- **Work required**: Copy out all lines carrying the word "matplotlib".

- **Supplied material**:

━━━━━━━━

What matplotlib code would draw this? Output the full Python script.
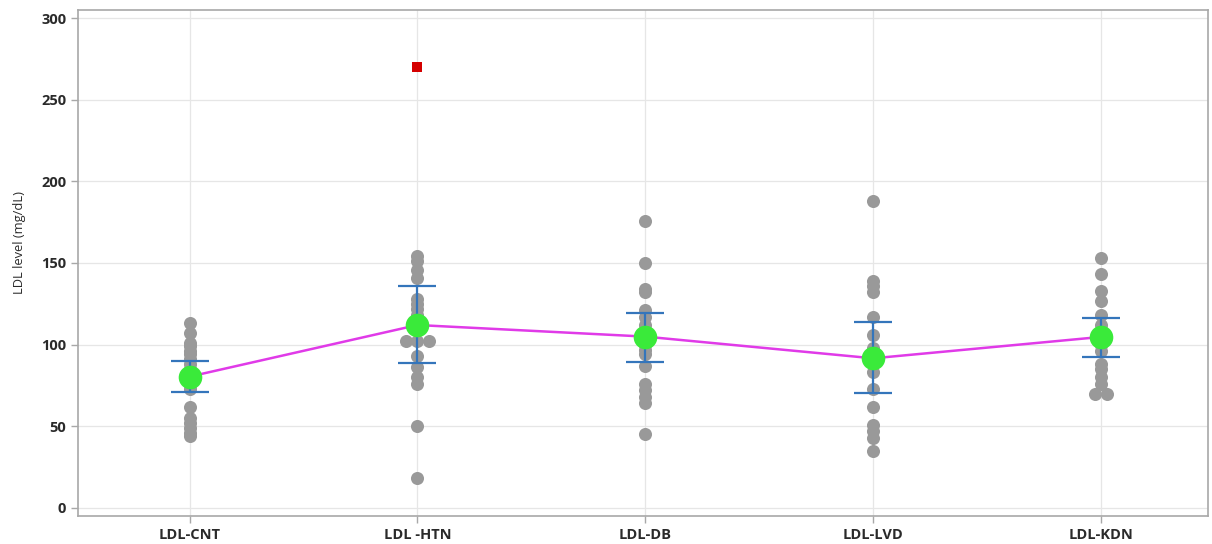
import matplotlib
matplotlib.use("Agg")
import matplotlib.pyplot as plt
import numpy as np
from collections import Counter

plt.rcParams['font.family'] = ['Open Sans', 'DejaVu Sans']

# Groups and individual LDL measurements (mg/dL)
categories = ["LDL-CNT", "LDL -HTN", "LDL-DB", "LDL-LVD", "LDL-KDN"]
ldl_cnt = [113, 107, 101, 99, 96, 94, 91, 88, 85, 82, 80, 78, 75, 73, 62, 55, 52, 49, 46, 44]
ldl_htn = [154, 151, 146, 141, 128, 125, 122, 118, 112, 102, 102, 102, 93, 86, 80, 76, 50, 18]
ldl_db = [176, 150, 134, 132, 121, 117, 112, 108, 105, 100, 97, 94, 87, 76, 72, 68, 64, 45]
ldl_lvd = [188, 139, 136, 132, 117, 106, 98, 92, 88, 83, 73, 62, 51, 47, 43, 35]
ldl_kdn = [153, 143, 133, 127, 118, 112, 108, 100, 96, 88, 85, 80, 76, 70, 70]
groups = [ldl_cnt, ldl_htn, ldl_db, ldl_lvd, ldl_kdn]

# Outlier observation (HTN group)
outlier_group = 1
outlier_value = 270

# Group means with confidence interval bounds
means = [80.4, 112.0, 104.9, 91.6, 104.7]
ci_low = [71.0, 88.9, 89.6, 70.2, 92.2]
ci_high = [90.2, 135.9, 119.6, 114.0, 116.5]

yticks = [0, 50, 100, 150, 200, 250, 300]

fig = plt.figure(figsize=(12.12, 5.44), dpi=100)
ax = fig.add_axes([0.0644, 0.0515, 0.9323, 0.9301])

x = np.arange(len(categories))

# Individual points; identical values are spread side by side
for i, vals in enumerate(groups):
    counts = Counter(vals)
    seen = Counter()
    xs = []
    for v in vals:
        n = counts[v]
        k = seen[v]
        seen[v] += 1
        xs.append(i + (k - (n - 1) / 2) * 0.05)
    ax.plot(xs, vals, 'o', color='#999999', markersize=9.4, markeredgewidth=0, zorder=2)

ax.plot([outlier_group], [outlier_value], 's', color='#d40000', markersize=7.3,
        markeredgewidth=0, zorder=2)

means_arr = np.array(means)
yerr = np.vstack([means_arr - np.array(ci_low), np.array(ci_high) - means_arr])
ax.errorbar(x, means_arr, yerr=yerr, fmt='none', ecolor='#3475bb', elinewidth=1.6,
            capsize=13.5, capthick=1.6, zorder=3)
ax.plot(x, means_arr, '-', color='#e03ae8', linewidth=1.8, zorder=4)
ax.plot(x, means_arr, 'o', color='#3aea3a', markersize=17, markeredgewidth=0, zorder=5)

ax.set_xlim(-0.49, 4.47)
ax.set_ylim(-5, 305)
ax.set_xticks(x)
ax.set_xticklabels(categories)
ax.set_yticks(yticks)

ax.grid(True, color='#e6e6e6', linewidth=0.9, zorder=0)
ax.set_axisbelow(True)
for side in ['left', 'bottom', 'top', 'right']:
    ax.spines[side].set_color('#a8a8a8')
    ax.spines[side].set_linewidth(1.2)
ax.tick_params(axis='both', colors='#a8a8a8', length=5, width=1,
               labelcolor='#2a2a2a', labelsize=10.5)
for lbl in ax.get_xticklabels() + ax.get_yticklabels():
    lbl.set_fontweight('bold')
ax.set_ylabel("LDL level (mg/dL)", fontsize=9.3, color='#2a2a2a')
ax.yaxis.set_label_coords(-0.046, 0.54)

fig.savefig("out.png", dpi=100)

━━━━━━━━

- **Written answer**:
What matplotlib code would draw this? Output the full Python script.
import matplotlib
matplotlib.use("Agg")
import matplotlib.pyplot as plt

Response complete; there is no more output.